Copy exactly, and only, the lines between the line holding "Convert this chart to D3.js code." and the line holding "34.3, 51.6, 66.0];", inclusive; skip the pictures.
++++ GIVEN DATA ++++
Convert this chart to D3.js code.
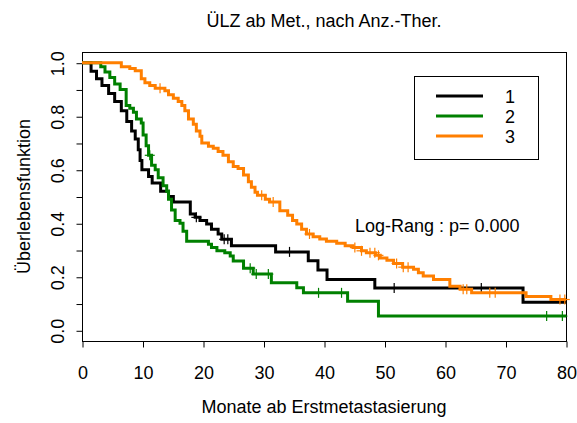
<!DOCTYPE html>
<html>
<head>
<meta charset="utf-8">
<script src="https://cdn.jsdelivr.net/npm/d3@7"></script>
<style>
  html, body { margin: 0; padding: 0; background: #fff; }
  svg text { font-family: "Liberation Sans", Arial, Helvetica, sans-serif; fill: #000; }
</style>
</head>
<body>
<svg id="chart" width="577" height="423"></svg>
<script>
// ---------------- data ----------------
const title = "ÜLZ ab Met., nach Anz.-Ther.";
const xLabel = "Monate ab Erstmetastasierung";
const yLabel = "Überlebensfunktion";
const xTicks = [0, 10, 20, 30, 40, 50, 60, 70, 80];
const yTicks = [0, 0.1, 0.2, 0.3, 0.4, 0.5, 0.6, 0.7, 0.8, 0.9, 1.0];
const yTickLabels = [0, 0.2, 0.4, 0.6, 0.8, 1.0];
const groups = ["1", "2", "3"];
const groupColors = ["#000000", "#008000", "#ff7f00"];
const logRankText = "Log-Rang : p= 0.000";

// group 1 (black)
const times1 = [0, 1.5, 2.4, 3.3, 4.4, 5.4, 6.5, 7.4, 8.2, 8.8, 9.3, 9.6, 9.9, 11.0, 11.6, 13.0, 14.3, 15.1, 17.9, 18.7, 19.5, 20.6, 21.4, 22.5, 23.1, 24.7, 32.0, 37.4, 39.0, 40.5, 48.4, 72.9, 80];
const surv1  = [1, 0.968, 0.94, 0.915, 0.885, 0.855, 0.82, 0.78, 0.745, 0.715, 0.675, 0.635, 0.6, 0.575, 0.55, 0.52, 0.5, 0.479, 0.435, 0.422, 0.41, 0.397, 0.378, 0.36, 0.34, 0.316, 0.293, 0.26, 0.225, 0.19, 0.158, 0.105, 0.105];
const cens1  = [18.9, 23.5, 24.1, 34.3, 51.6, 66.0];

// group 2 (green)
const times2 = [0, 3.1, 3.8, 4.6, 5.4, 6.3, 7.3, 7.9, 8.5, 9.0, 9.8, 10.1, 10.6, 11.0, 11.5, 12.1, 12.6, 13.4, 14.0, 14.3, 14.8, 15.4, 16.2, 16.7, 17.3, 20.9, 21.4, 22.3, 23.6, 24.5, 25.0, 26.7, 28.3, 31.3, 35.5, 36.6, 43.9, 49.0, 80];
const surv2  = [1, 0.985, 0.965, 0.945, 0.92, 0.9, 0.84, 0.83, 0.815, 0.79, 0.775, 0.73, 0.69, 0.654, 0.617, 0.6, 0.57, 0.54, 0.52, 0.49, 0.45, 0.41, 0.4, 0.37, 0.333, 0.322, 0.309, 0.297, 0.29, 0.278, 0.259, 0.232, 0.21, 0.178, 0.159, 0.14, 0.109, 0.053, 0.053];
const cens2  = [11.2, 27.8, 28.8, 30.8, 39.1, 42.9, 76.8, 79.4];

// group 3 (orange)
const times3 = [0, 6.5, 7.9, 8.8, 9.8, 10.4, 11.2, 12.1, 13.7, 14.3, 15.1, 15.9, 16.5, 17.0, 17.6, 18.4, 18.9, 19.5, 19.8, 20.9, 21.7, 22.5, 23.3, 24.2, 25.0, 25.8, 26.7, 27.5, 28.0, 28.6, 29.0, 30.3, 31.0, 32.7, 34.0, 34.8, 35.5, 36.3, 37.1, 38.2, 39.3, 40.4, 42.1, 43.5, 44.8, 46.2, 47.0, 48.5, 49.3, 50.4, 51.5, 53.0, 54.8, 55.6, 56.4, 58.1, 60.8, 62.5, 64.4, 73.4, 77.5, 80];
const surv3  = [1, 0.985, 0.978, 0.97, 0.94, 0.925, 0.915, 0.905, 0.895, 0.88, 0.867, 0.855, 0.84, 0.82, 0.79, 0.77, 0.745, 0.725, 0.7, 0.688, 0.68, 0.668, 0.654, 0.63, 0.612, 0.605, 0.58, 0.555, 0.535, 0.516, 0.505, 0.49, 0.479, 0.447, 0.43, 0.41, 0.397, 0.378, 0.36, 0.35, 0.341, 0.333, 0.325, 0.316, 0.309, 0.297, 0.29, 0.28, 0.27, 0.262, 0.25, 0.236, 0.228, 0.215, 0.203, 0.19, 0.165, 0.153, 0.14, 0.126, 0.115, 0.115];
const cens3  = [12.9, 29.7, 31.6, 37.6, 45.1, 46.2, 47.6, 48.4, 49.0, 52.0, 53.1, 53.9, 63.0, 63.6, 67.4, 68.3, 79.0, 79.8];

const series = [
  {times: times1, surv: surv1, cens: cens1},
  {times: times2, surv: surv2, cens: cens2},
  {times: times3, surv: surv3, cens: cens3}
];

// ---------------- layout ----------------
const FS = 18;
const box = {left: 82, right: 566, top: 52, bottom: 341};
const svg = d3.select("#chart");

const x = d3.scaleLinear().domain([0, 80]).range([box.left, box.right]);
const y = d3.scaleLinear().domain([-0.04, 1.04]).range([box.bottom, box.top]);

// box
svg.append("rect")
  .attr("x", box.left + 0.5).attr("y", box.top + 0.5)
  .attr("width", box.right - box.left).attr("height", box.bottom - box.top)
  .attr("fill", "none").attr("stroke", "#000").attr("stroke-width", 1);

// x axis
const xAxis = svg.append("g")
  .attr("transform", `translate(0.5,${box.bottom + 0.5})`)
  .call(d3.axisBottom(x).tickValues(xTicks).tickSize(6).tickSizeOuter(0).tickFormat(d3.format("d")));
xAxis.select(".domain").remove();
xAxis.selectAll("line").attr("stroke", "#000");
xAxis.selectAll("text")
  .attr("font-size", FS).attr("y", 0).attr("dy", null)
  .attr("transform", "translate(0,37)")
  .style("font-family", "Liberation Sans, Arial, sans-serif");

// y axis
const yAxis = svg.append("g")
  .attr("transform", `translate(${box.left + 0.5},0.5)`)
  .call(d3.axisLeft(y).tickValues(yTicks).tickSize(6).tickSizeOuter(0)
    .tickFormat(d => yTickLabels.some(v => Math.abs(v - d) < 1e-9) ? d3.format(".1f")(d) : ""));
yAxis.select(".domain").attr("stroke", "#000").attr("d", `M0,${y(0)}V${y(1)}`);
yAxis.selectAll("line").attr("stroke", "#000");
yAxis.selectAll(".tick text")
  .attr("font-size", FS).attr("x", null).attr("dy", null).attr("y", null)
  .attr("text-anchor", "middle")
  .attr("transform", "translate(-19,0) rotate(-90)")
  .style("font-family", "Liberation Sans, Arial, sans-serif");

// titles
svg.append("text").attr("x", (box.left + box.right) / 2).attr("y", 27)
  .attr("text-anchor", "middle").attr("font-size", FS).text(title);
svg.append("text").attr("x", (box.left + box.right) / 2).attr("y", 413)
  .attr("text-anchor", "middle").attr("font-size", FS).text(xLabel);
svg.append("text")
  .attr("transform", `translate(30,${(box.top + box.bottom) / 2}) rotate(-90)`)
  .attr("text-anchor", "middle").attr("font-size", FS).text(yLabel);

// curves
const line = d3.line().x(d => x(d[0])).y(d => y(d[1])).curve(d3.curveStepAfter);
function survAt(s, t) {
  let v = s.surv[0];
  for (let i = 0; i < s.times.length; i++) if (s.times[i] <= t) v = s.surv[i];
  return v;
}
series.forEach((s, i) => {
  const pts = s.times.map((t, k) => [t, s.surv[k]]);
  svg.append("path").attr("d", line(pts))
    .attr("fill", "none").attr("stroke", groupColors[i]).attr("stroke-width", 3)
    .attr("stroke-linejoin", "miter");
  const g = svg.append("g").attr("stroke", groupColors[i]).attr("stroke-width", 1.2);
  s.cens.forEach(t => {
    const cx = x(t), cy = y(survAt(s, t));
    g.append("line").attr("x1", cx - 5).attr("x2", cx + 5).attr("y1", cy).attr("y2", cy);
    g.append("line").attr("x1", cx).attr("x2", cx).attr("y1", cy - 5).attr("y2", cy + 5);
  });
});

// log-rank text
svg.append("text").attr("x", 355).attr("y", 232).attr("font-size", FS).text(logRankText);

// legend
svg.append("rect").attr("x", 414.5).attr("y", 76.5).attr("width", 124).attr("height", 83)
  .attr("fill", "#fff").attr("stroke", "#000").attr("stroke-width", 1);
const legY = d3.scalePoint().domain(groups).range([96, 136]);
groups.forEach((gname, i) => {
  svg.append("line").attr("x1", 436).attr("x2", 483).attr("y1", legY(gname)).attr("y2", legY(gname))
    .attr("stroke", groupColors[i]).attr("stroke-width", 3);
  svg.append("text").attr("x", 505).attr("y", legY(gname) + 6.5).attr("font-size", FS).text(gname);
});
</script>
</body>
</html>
++++
++++ GIVEN DATA ++++
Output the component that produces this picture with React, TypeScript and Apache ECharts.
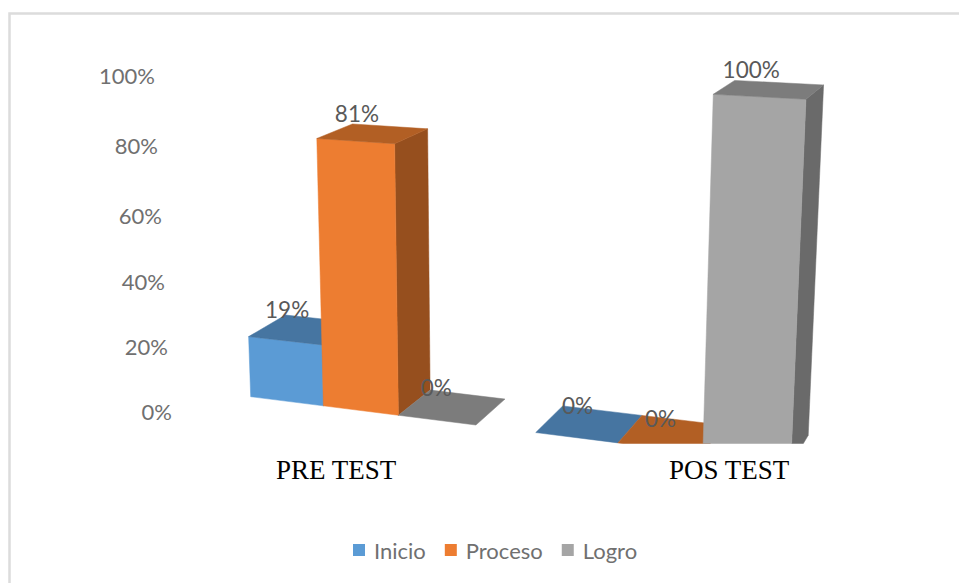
++++
++++ GIVEN DATA ++++
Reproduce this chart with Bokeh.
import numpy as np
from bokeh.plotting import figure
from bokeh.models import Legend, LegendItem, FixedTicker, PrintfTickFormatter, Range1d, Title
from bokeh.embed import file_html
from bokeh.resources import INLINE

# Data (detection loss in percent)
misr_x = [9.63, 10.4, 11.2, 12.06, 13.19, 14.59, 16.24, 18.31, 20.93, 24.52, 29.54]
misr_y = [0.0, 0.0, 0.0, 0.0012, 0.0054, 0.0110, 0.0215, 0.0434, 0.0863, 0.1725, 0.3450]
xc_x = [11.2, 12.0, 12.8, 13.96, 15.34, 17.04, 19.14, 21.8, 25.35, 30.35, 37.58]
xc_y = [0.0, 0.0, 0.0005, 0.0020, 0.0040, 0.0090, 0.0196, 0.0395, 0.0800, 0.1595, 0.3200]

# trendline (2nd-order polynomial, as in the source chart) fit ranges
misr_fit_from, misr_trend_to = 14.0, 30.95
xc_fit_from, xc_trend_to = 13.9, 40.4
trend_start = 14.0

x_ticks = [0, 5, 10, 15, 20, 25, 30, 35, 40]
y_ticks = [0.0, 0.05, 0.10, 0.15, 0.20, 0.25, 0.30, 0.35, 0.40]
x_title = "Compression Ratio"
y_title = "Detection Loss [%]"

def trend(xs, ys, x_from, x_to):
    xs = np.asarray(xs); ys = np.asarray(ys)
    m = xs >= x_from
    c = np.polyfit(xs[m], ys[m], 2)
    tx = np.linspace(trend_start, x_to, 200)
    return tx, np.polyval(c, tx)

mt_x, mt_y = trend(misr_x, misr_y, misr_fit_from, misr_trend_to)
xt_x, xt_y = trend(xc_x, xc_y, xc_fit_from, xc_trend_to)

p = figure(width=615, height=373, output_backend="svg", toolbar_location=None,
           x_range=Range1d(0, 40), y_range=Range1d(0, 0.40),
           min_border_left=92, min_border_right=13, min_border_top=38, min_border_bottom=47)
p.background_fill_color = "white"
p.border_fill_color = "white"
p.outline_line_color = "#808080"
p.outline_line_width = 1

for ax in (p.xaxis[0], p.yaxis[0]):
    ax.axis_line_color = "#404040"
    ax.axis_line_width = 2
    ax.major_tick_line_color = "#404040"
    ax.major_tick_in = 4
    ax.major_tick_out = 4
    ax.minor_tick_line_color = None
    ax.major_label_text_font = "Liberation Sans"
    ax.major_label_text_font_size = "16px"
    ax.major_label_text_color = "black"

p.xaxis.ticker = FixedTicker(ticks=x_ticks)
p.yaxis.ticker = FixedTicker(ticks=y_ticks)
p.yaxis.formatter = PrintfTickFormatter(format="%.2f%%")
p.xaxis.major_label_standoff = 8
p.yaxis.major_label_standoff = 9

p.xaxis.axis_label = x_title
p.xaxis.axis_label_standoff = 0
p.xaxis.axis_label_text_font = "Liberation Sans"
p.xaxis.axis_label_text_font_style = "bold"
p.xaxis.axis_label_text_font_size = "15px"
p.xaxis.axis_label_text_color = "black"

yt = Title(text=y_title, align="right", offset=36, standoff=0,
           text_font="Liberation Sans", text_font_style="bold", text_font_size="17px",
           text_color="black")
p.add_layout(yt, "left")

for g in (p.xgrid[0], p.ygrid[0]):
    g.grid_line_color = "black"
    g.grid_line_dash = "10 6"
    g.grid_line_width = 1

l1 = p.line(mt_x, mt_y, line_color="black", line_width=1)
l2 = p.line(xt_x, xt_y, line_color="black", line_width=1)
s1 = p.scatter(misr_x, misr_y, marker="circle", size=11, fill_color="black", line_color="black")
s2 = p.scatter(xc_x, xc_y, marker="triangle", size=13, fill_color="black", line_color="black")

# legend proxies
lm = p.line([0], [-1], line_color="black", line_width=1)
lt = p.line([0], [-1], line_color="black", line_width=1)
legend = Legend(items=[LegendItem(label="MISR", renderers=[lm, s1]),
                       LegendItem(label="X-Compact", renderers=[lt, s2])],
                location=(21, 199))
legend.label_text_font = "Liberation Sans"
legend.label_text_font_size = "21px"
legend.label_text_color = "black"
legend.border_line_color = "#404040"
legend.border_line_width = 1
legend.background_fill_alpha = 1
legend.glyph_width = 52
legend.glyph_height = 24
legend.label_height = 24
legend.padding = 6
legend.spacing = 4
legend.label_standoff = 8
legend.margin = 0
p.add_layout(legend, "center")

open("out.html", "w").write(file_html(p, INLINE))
++++
> **THE RESULT**
Convert this chart to D3.js code.
<!DOCTYPE html>
<html>
<head>
<meta charset="utf-8">
<script src="https://cdn.jsdelivr.net/npm/d3@7"></script>
<style>
  html, body { margin: 0; padding: 0; background: #fff; }
  svg text { font-family: "Liberation Sans", Arial, Helvetica, sans-serif; fill: #000; }
</style>
</head>
<body>
<svg id="chart" width="577" height="423"></svg>
<script>
// ---------------- data ----------------
const title = "ÜLZ ab Met., nach Anz.-Ther.";
const xLabel = "Monate ab Erstmetastasierung";
const yLabel = "Überlebensfunktion";
const xTicks = [0, 10, 20, 30, 40, 50, 60, 70, 80];
const yTicks = [0, 0.1, 0.2, 0.3, 0.4, 0.5, 0.6, 0.7, 0.8, 0.9, 1.0];
const yTickLabels = [0, 0.2, 0.4, 0.6, 0.8, 1.0];
const groups = ["1", "2", "3"];
const groupColors = ["#000000", "#008000", "#ff7f00"];
const logRankText = "Log-Rang : p= 0.000";

// group 1 (black)
const times1 = [0, 1.5, 2.4, 3.3, 4.4, 5.4, 6.5, 7.4, 8.2, 8.8, 9.3, 9.6, 9.9, 11.0, 11.6, 13.0, 14.3, 15.1, 17.9, 18.7, 19.5, 20.6, 21.4, 22.5, 23.1, 24.7, 32.0, 37.4, 39.0, 40.5, 48.4, 72.9, 80];
const surv1  = [1, 0.968, 0.94, 0.915, 0.885, 0.855, 0.82, 0.78, 0.745, 0.715, 0.675, 0.635, 0.6, 0.575, 0.55, 0.52, 0.5, 0.479, 0.435, 0.422, 0.41, 0.397, 0.378, 0.36, 0.34, 0.316, 0.293, 0.26, 0.225, 0.19, 0.158, 0.105, 0.105];
const cens1  = [18.9, 23.5, 24.1, 34.3, 51.6, 66.0];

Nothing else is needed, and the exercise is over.